Boeing CEO Dennis Muilenburg said he was convinced that the first person to set foot on Mars would arrive aboard a Boeing rocket.
Muilenburg gave his statement on the “What’s Next” conference held in Chicago, posing as a fierce competitor to Elon Musk and his private spaceflight company SpaceX. His confidence comes from the fact that Boeing is one of the historical leaders in spaceflight. It was one of the first companies that NASA reached out to since the agency was conceived amid the Cold War.
Boeing and SpaceX’s race to Mars
Boeing is responsible for building the S-IC stage of the Saturn V rocket, used to support the Apollo program for the exploration of the moon. The Saturn V is still the largest and most powerful rocket ever to be put in operation, being able to carry over 300,000 pounds of cargo. But in fact, the rocket was built cooperatively by IBM, North American Aviation, and the Douglas Aircraft Company.

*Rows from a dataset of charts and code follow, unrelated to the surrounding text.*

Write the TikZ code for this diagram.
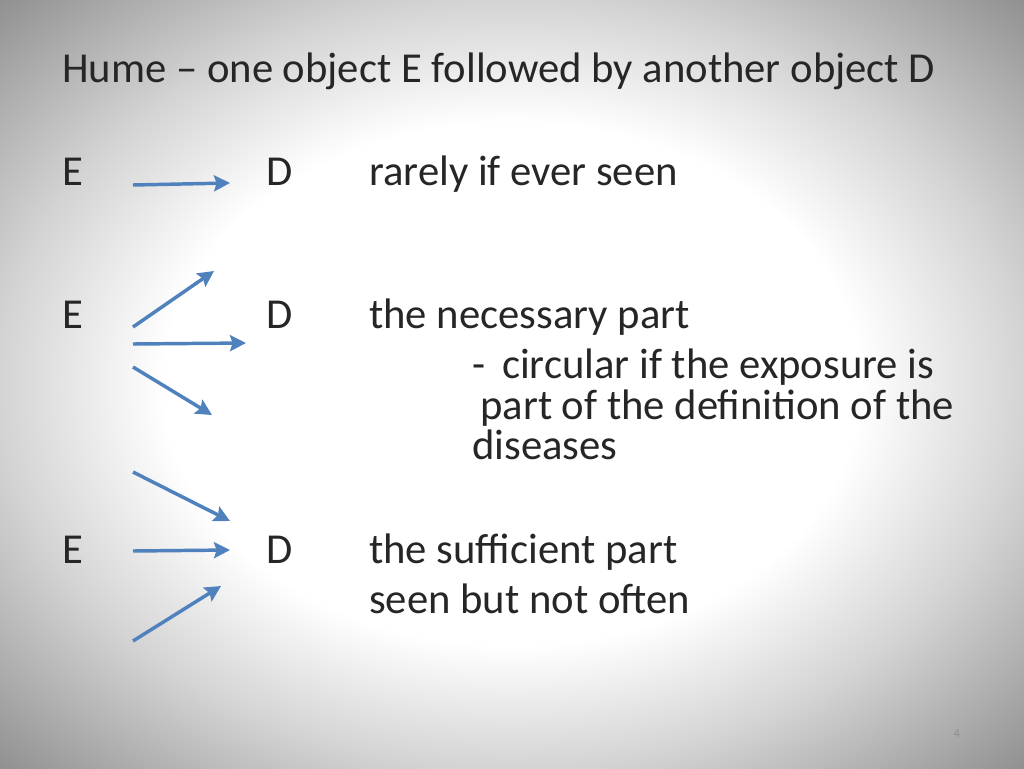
\documentclass[tikz,border=0pt]{standalone}
\usepackage{fontspec}
\setmainfont{Carlito}
\usetikzlibrary{arrows.meta}
\pgfdeclareradialshading{slidebg}{\pgfpoint{0bp}{0bp}}{color(0bp)=(white); color(17bp)=(white); color(25bp)=(black!17); color(36bp)=(black!45); color(50bp)=(black!48)}
\begin{document}
\begin{tikzpicture}[x=0.75pt,y=-0.75pt,
  txt/.style={anchor=base west,inner sep=0pt,font=\fontsize{32}{38}\selectfont,text=black!85},
  arr/.style={draw={rgb,255:red,79;green,129;blue,189},line width=2.6pt,-{Stealth[length=12pt,width=12pt,inset=2pt]}}]
\shade[shading=slidebg] (0,0) rectangle (1024,768);
\useasboundingbox (0,0) rectangle (1024,768);
\node[txt] (title) at (62,82) {Hume – one object E followed by another object D};
\node[txt] (e1) at (62,185) {E};
\node[txt] (d1) at (266,185) {D};
\node[txt] (t1) at (369,185) {rarely if ever seen};
\node[txt] (e2) at (62,328) {E};
\node[txt] (d2) at (266,328) {D};
\node[txt] (t2) at (369,328) {the necessary part};
\node[txt] (t2a) at (472,378) {-\, circular if the exposure is};
\node[txt] (t2b) at (480,419) {part of the definition of the};
\node[txt] (t2c) at (472,459) {diseases};
\node[txt] (e3) at (62,563) {E};
\node[txt] (d3) at (266,563) {D};
\node[txt] (t3) at (369,563) {the sufficient part};
\node[txt] (t3a) at (369,613) {seen but not often};
\node[anchor=base,inner sep=0pt,font=\fontsize{9}{10}\selectfont,text=black!45] (pg) at (957,737) {4};
\coordinate (a1s) at (133,185); \coordinate (a1e) at (230,183);
\coordinate (a2s) at (133,327); \coordinate (a2e) at (214,271);
\coordinate (a3s) at (133,344); \coordinate (a3e) at (246,343);
\coordinate (a4s) at (133,367); \coordinate (a4e) at (212,415);
\coordinate (a5s) at (133,472); \coordinate (a5e) at (230,521);
\coordinate (a6s) at (133,551); \coordinate (a6e) at (230,550);
\coordinate (a7s) at (133,641); \coordinate (a7e) at (221,586);
\foreach \i in {1,...,7} \draw[arr] (a\i s) -- (a\i e);
\end{tikzpicture}
\end{document}
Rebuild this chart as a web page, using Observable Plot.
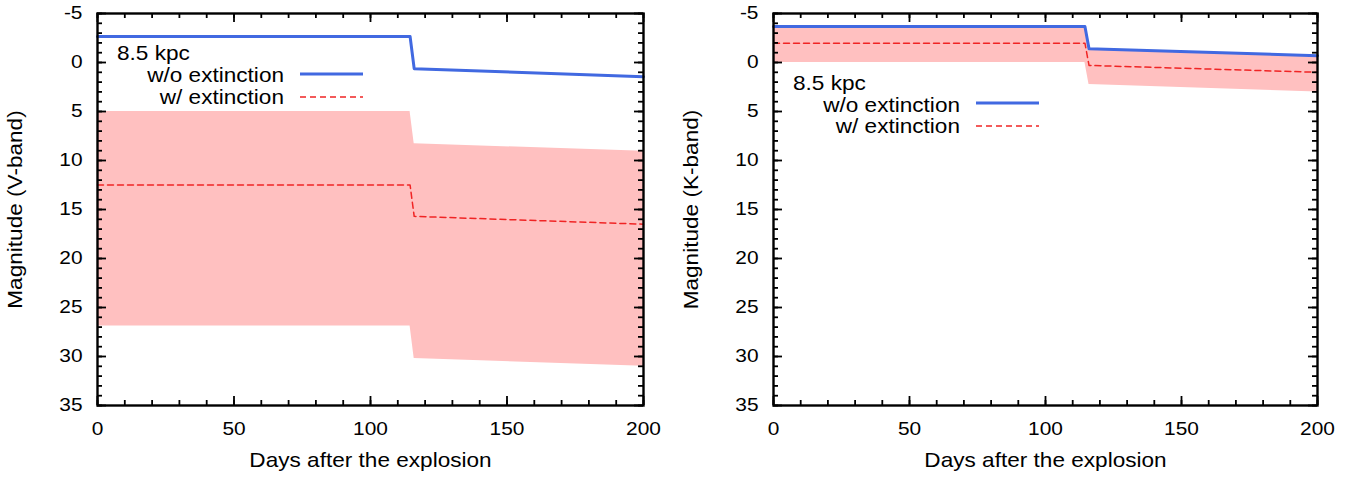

A journey to Mars takes approximately six months or 80 days, bearing in mind current theories and developments concerning refueling plans and advances. Astronauts will be subjected to intense physical strain and radiation exposure, something that has yet not been tackled by spaceflight entrepreneurs Muilenburg and Musk.
Musk has already promised that a ticket to Mars would cost around $200,000 per person, which is comparable to the cost of a small house in the United States, but a relatively affordable price for business magnates with hefty pockets. Musk plans to send at least 100 humans per journey to establish the first Martian colonies, planning to do so by 2024.
NASA, on the other hand, has plans of sending a manned mission to Mars by 2030. Because Muilenburg assures that Boeing will beat SpaceX on the way to Mars, it’s because either Musk’s estimates are off or Boeing will develop the rocket that will carry the first NASA astronauts to arrive on Mars.
Musk likes to create expectations about his plans, even if they are not feasible. He promised to put people in space as soon as 2014, but scheduling has been postponed, and he now plans to launch manned flights by 2018. The same occurs with SpaceX’s most advanced rocket, the Falcon Heavy, which has not yet been launched, perhaps due to the recent explosion that pushed Musk to resort to spaceflight agencies and Twitter for support.
The difference between Boeing and other SpaceX competitors is that Boeing is already enjoying contracts with NASA, which may be an indicator of where investors should place their chips if they intend on cashing in on the first company to put a human on another planet; something that would set a before and after in the history of aeronautics and science altogether.